Fight to regain life

By Lonnae O’Neal Parker,August 02, 2011

(Original publication date: Aug. 4, 2003)

On the morning of June 7, before Brian and Daphne Gipson left for home after their Disney World honeymoon, they held hands and they prayed. “Lord, may we have a safe trip and a safe return,” Brian asked. “May everything go well.”

For long hours it did. They wound their way up Interstate 95 listening to music and to each other. Daphne, 30, a teacher’s aide at the Mary Cariola Children’s Center in Rochester, N.Y., worked days and Brian, 29, a control operator at the Rochester Fox television affiliate, worked nights. They talked about how their schedules would mesh, how they were going to spend enough time with each other, who would be the one to fix dinner every night.

Minutiae are the stuff of a life together, and the Gipsons imagined that time spread out like the countryside before them, so they filled it talking about everything and about sweet, hokey, newlywed little nothings.

In South Carolina, they stopped at South of the Border to buy souvenir mugs and refrigerator magnets. They paused in front of the big yellow sombrero, and Daphne posed for a picture on the back of a long plastic alligator.

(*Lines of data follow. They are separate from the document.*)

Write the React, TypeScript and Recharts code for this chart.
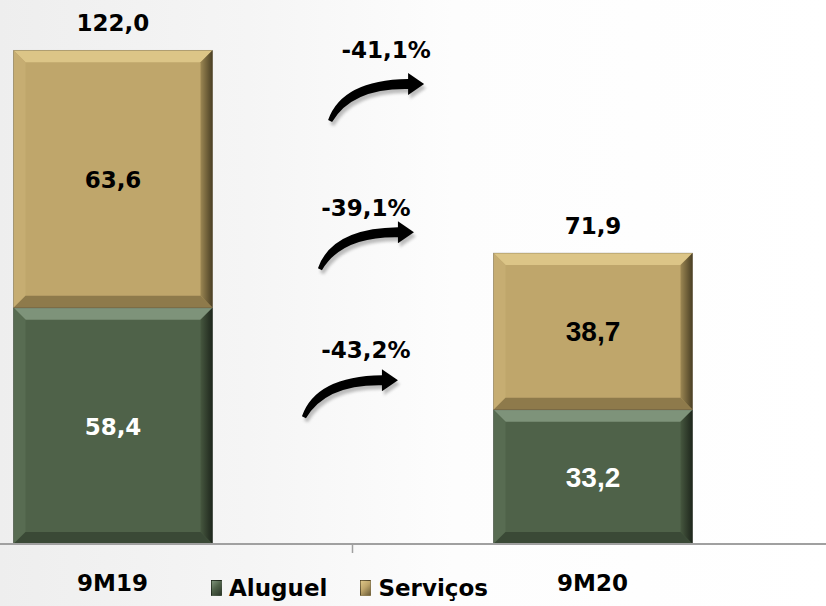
import React from 'react';
import { BarChart, Bar, XAxis, YAxis, LabelList, Legend, ReferenceDot } from 'recharts';

// ---- data ----
const categories = ['9M19', '9M20'];
const aluguel = [58.4, 33.2];
const servicos = [63.6, 38.7];
const seriesNames = ['Aluguel', 'Serviços'];
const changeLabels = ['-41,1%', '-39,1%', '-43,2%'];

const data = categories.map((name, i) => ({
  idx: i,
  name,
  aluguel: aluguel[i],
  servicos: servicos[i],
  total: Math.round((aluguel[i] + servicos[i]) * 10) / 10,
}));

// ---- layout constants ----
const W = 826;
const H = 606;
const FONT = '"DejaVu Sans", sans-serif';
const FONT2 = '"Liberation Sans", Arial, sans-serif';
const fmt = (v: number) => v.toFixed(1).replace('.', ',');

// annotation anchors (data units: x position on numeric category axis, y value)
const anchors = [
  { x: 0.57, y: 122.1, tdx: -58, tdy: 70 },
  { x: 0.528, y: 83.0, tdx: -48, tdy: 60 },
  { x: 0.528, y: 47.9, tdx: -64, tdy: 66 },
];

const palettes: Record<string, any> = {
  aluguel: { base: '#4F6249', top: '#7E937A', left: '#586C52', right: '#2C382A', bottom: '#3A4936' },
  servicos: { base: '#BFA66B', top: '#DCC587', left: '#C6AD72', right: '#6E5F39', bottom: '#8E7A4B' },
};

const makeBevel = (key: string) => (props: any) => {
  const { x, y, width, height } = props;
  if (width == null || height == null || height <= 0) return null;
  const p = palettes[key];
  const b = Math.min(12, height / 2, width / 2);
  const x2 = x + width;
  const y2 = y + height;
  return (
    <g>
      <rect x={x} y={y} width={width} height={height} fill={p.base} />
      <polygon points={`${x},${y} ${x2},${y} ${x2 - b},${y + b} ${x + b},${y + b}`} fill={p.top} />
      <polygon points={`${x},${y} ${x + b},${y + b} ${x + b},${y2 - b} ${x},${y2}`} fill={p.left} />
      <polygon points={`${x2},${y} ${x2},${y2} ${x2 - b},${y2 - b} ${x2 - b},${y + b}`} fill={`url(#right-${key})`} />
      <polygon points={`${x},${y2} ${x + b},${y2 - b} ${x2 - b},${y2 - b} ${x2},${y2}`} fill={p.bottom} />
      <rect x={x} y={y} width={width} height={height} fill="none" stroke="rgba(0,0,0,0.25)" strokeWidth={0.8} />
    </g>
  );
};

const arrowPath = 'M0,0 Q14,-40 80,-41 L80,-47 L96,-36 L80,-25 L80,-31 Q24,-32 4,2 Z';

const makeArrow = (label: string, tdx: number, tdy: number) => (props: any) => {
  const { cx, cy } = props;
  if (cx == null || cy == null) return null;
  return (
    <g>
      <text x={cx} y={cy} dy={8} textAnchor="middle" fontFamily={FONT} fontWeight="bold" fontSize={23} fill="#000">
        {label}
      </text>
      <g transform={`translate(${cx + tdx + 2},${cy + tdy + 4})`}>
        <path d={arrowPath} fill="#8a8a8a" opacity={0.55} filter="url(#blur)" />
      </g>
      <g transform={`translate(${cx + tdx},${cy + tdy})`}>
        <path d={arrowPath} fill="#000" />
      </g>
    </g>
  );
};

const CatTick = (props: any) => {
  const { x, y, payload } = props;
  const v = payload?.value;
  if (v === 0.5) {
    return <line x1={x} y1={y} x2={x} y2={y + 9} stroke="#A0A0A0" strokeWidth={1.5} />;
  }
  const i = Math.round(v);
  if (Math.abs(v - i) > 1e-6 || !categories[i]) return null;
  return (
    <text x={x} y={y} dy={47} textAnchor="middle" fontFamily={FONT} fontWeight="bold" fontSize={23} fill="#000">
      {categories[i]}
    </text>
  );
};

const renderInner = (dark: boolean) => (props: any) => {
  const { x, y, width, height, value, index } = props;
  const second = index === 1;
  return (
    <text
      x={x + width / 2}
      y={y + height / 2}
      dy={second ? 10 : 9}
      textAnchor="middle"
      fontFamily={second ? FONT2 : FONT}
      fontWeight="bold"
      fontSize={second ? 28 : 23}
      fill={dark ? '#000' : '#fff'}
    >
      {fmt(value)}
    </text>
  );
};

const renderTotal = (props: any) => {
  const { x, y, width, value } = props;
  return (
    <text x={x + width / 2} y={y} dy={-19} textAnchor="middle" fontFamily={FONT} fontWeight="bold" fontSize={23} fill="#000">
      {fmt(value)}
    </text>
  );
};

const renderLegend = (props: any) => {
  const { payload } = props;
  return (
    <div style={{ display: 'flex', alignItems: 'center', fontFamily: FONT, fontWeight: 'bold', fontSize: 23, color: '#000', lineHeight: '28px' }}>
      {(payload || []).map((p: any, i: number) => {
        const key = p.dataKey as string;
        const pal = palettes[key] || palettes.aluguel;
        return (
          <span key={i} style={{ display: 'flex', alignItems: 'center', marginRight: i === 0 ? 33 : 0 }}>
            <span
              style={{
                display: 'inline-block',
                width: 11,
                height: 16,
                marginRight: 7,
                background: `linear-gradient(135deg, ${pal.top} 0%, ${pal.base} 45%, ${pal.right} 100%)`,
                border: '1px solid rgba(0,0,0,0.3)',
                boxSizing: 'border-box',
              }}
            />
            {p.value}
          </span>
        );
      })}
    </div>
  );
};

export default function App() {
  return (
    <div
      style={{
        position: 'absolute',
        left: 0,
        top: 0,
        width: W,
        height: H,
        background: 'linear-gradient(90deg, #eeeeee 0%, #f5f5f5 30%, #fdfdfd 55%, #ffffff 100%)',
      }}
    >
      <BarChart width={W} height={H} data={data} margin={{ top: 18, right: 0, bottom: 0, left: 0 }}>
        <defs>
          <linearGradient id="right-aluguel" x1="0" y1="0" x2="1" y2="0">
            <stop offset="0%" stopColor="#46573F" />
            <stop offset="100%" stopColor="#1E261C" />
          </linearGradient>
          <linearGradient id="right-servicos" x1="0" y1="0" x2="1" y2="0">
            <stop offset="0%" stopColor="#9C8753" />
            <stop offset="100%" stopColor="#4A3F24" />
          </linearGradient>
          <filter id="blur" x="-20%" y="-20%" width="140%" height="140%">
            <feGaussianBlur stdDeviation="1.5" />
          </filter>
        </defs>
        <XAxis
          dataKey="idx"
          type="number"
          domain={[-112.5 / 480, (W - 112.5) / 480]}
          allowDataOverflow
          ticks={[0, 0.5, 1]}
          interval={0}
          tickLine={false}
          tickSize={0}
          tickMargin={0}
          height={62}
          axisLine={{ stroke: '#A0A0A0', strokeWidth: 2 }}
          tick={<CatTick />}
        />
        <YAxis hide domain={[0, 130]} allowDataOverflow />
        <Legend
          verticalAlign="middle"
          align="center"
          content={renderLegend}
          wrapperStyle={{ position: 'absolute', left: 211, top: 574, width: 'auto', height: 'auto' }}
        />
        <Bar
          dataKey="aluguel"
          name={seriesNames[0]}
          stackId="a"
          barSize={199}
          fill={palettes.aluguel.base}
          shape={makeBevel('aluguel')}
          isAnimationActive={false}
        >
          <LabelList dataKey="aluguel" content={renderInner(false)} />
        </Bar>
        <Bar
          dataKey="servicos"
          name={seriesNames[1]}
          stackId="a"
          barSize={199}
          fill={palettes.servicos.base}
          shape={makeBevel('servicos')}
          isAnimationActive={false}
        >
          <LabelList dataKey="servicos" content={renderInner(true)} />
          <LabelList dataKey="total" content={renderTotal} />
        </Bar>
        {anchors.map((a, i) => (
          <ReferenceDot
            key={i}
            x={a.x}
            y={a.y}
            r={0}
            ifOverflow="visible"
            shape={makeArrow(changeLabels[i], a.tdx, a.tdy)}
          />
        ))}
      </BarChart>
    </div>
  );
}
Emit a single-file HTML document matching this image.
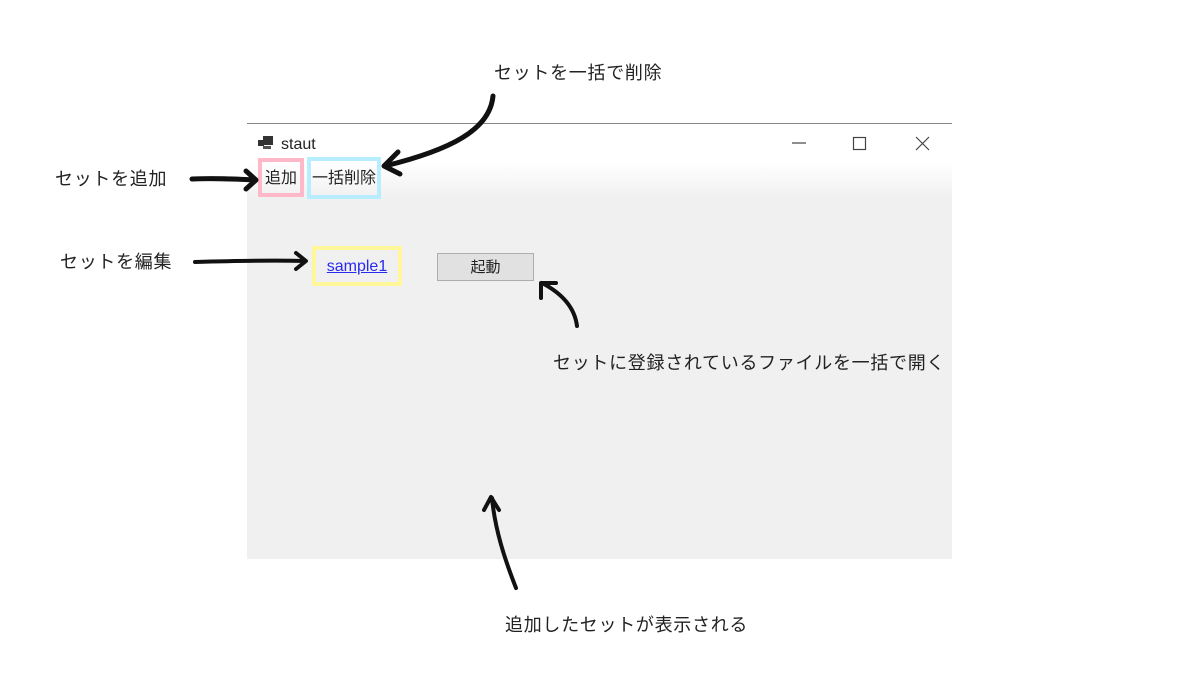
<!DOCTYPE html>
<html><head><meta charset="utf-8"><style>
body{margin:0;width:1200px;height:675px;background:#fff;position:relative;overflow:hidden;font-family:"Liberation Sans","Noto Sans CJK JP",sans-serif;color:#222}
.a{position:absolute;white-space:nowrap;font-size:18px;line-height:20px;letter-spacing:0.7px}
.win{position:absolute;left:247px;top:123px;width:705px;height:435px;background:linear-gradient(#fff 0,#fff 38px,#f0f0f0 75px,#f0f0f0 100%);border-top:1px solid #888}
.b{position:absolute;box-sizing:border-box;font-size:16px;text-align:center}
</style></head><body>
<div class="win"></div>
<svg style="position:absolute;left:258px;top:136px" width="16" height="14"><rect x="5" y="0" width="10" height="9" fill="#333"/><rect x="0" y="4" width="6" height="6" fill="#333"/><rect x="5" y="10" width="8" height="3" fill="#555"/></svg>
<div class="a" style="left:281px;top:135px;font-size:16px;letter-spacing:0">staut</div>
<svg style="position:absolute;left:780px;top:130px" width="160" height="30"><line x1="12" y1="13" x2="26" y2="13" stroke="#444" stroke-width="1.2"/><rect x="73.5" y="7.5" width="12" height="12" fill="none" stroke="#444" stroke-width="1.2"/><path d="M136 7L149 20M149 7L136 20" stroke="#444" stroke-width="1.2"/></svg>
<div class="b" style="left:258px;top:158px;width:46px;height:39px;border:4px solid #ffb8c8;line-height:33px">追加</div>
<div class="b" style="left:307px;top:157px;width:74px;height:42px;border:4px solid #b8ecff;line-height:36px">一括削除</div>
<div class="b" style="left:312px;top:246px;width:90px;height:40px;border:4px solid #fff79a;line-height:34px;color:#2a2aee;text-decoration:underline">sample1</div>
<div class="b" style="left:437px;top:253px;width:97px;height:28px;border:1px solid #adadad;background:#e1e1e1;line-height:28px;font-size:15px">起動</div>
<div class="a" style="left:494px;top:63px">セットを一括で削除</div>
<div class="a" style="left:55px;top:169px">セットを追加</div>
<div class="a" style="left:60px;top:252px">セットを編集</div>
<div class="a" style="left:553px;top:353px">セットに登録されているファイルを一括で開く</div>
<div class="a" style="left:505px;top:615px">追加したセットが表示される</div>
<svg style="position:absolute;left:0;top:0" width="1200" height="675" fill="none" stroke="#111" stroke-linecap="round" stroke-linejoin="round">
<path d="M493 96C490 130 450 150 385 166" stroke-width="5"/><path d="M398 152L384 166L400 174" stroke-width="5"/>
<path d="M192 179C215 178 235 179 255 180" stroke-width="5"/><path d="M246 171L256 180L246 189" stroke-width="5"/>
<path d="M195 262C230 261 270 260 305 261" stroke-width="4"/><path d="M296 253L306 261L296 269" stroke-width="4"/>
<path d="M577 326C575 310 565 295 542 283" stroke-width="4"/><path d="M541 298L541 283L556 283" stroke-width="4"/>
<path d="M516 588C505 560 495 530 492 498" stroke-width="4"/><path d="M484 510L491 497L499 510" stroke-width="4"/>
</svg>
</body></html>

By the time they got to North Carolina, it was raining, and by Spotsylvania County in Virginia, Brian was tired. It was almost midnight. At the next exit, we’re going to pull over and switch drivers, it was agreed.

Then came the rock.

“What the hell?” Brian yelled. Suddenly the windshield was shattered and the roof had a gaping hole. Air rushed into the car. “Daphne, are you all right?” Brian yelled as he struggled to maintain control. She didn’t answer, so Brian looked over. And he saw her face. He yanked the car over and screamed and screamed.

Daphne! Daphne! Daphne! Daphne! Six times, seven times. Silence. Not even the wind howled back. Brian dialed 911.

“I need help. Something hit our car and my wife is injured. She needs to get to the hospital right now,” he keened. This is not happening. He watched his wife’s chest move up and down. “She’s got a hole in her face. Please hurry up.”

Today the Gipsons don’t live in the two-bedroom townhouse they rented in Rochester, the one that was supposed to be the first stop on their way to barbecuing on the Fourth of July, finding a church and raising (hopefully!) three kids. A 70-pound boulder dropped from a remote overpass one week after their wedding day changed all that. No one knows by how much or for how long.

The police don’t know who did it or why.

Now Daphne lives in the intermediate-care unit at Inova Fairfax Hospital in Falls Church. An oxygen tube helps her breathe. Once, a couple of weeks ago, she put her hand on her heart and pointed to Brian to tell him I love you.

Brian Gipson lives by her side. He lives in nearby hotels, where his mom tries to fortify him with homemade dinners. He lives for the day he can hear her speak again.

The Gipsons have been married less than two months, and Brian Gipson spends his days in a fog of news conferences, get-well cards and deep, deep confusion. He waits and he prays and he obsesses about how someone could drop a rock, change so many lives and still sleep at night. Sadness clings to him like a cotton shirt in the hottest July.

What did we do wrong? he wonders. This was not how it was supposed to be.

* * *

Brian and Daphne Gipson met at a community college in Rochester in 1992. He was quiet, she was bubbly and outgoing and tried to set him up with one of her friends. One day he asked Daphne for her number to get advice about that friend. He called and they talked, but only about each other. They quickly became pals, though Brian was interested in more.

He was attracted to her lips, her skin, her freckles, but “I was shy,” he says. “I don’t like rejection.” So they continued to talk on the phone, and years passed. Brian went to the State University of New York in Brockport, Daphne started working at a day care center.

May 16, 1997, was when it all changed, Brian recalls, smiling. He is sitting in the Skylight cafeteria at Inova Fairfax, where his days loop between hospital and hotel.

That night they agreed to meet up at a party, but Daphne never showed, so Brian went to a popular restaurant where he knew he’d bump into her.

There was something about the mood of the night, he says. “It was raining. I told her, ‘I didn’t want to dance with anybody else because you weren’t there.’ She said she felt the same.” He asked her to go with him. He took off his coat and draped it around her shoulders. He took her to her mother’s house, “gave her a kiss goodnight, and the next day it was a whole new thing. We’ve been together ever since.”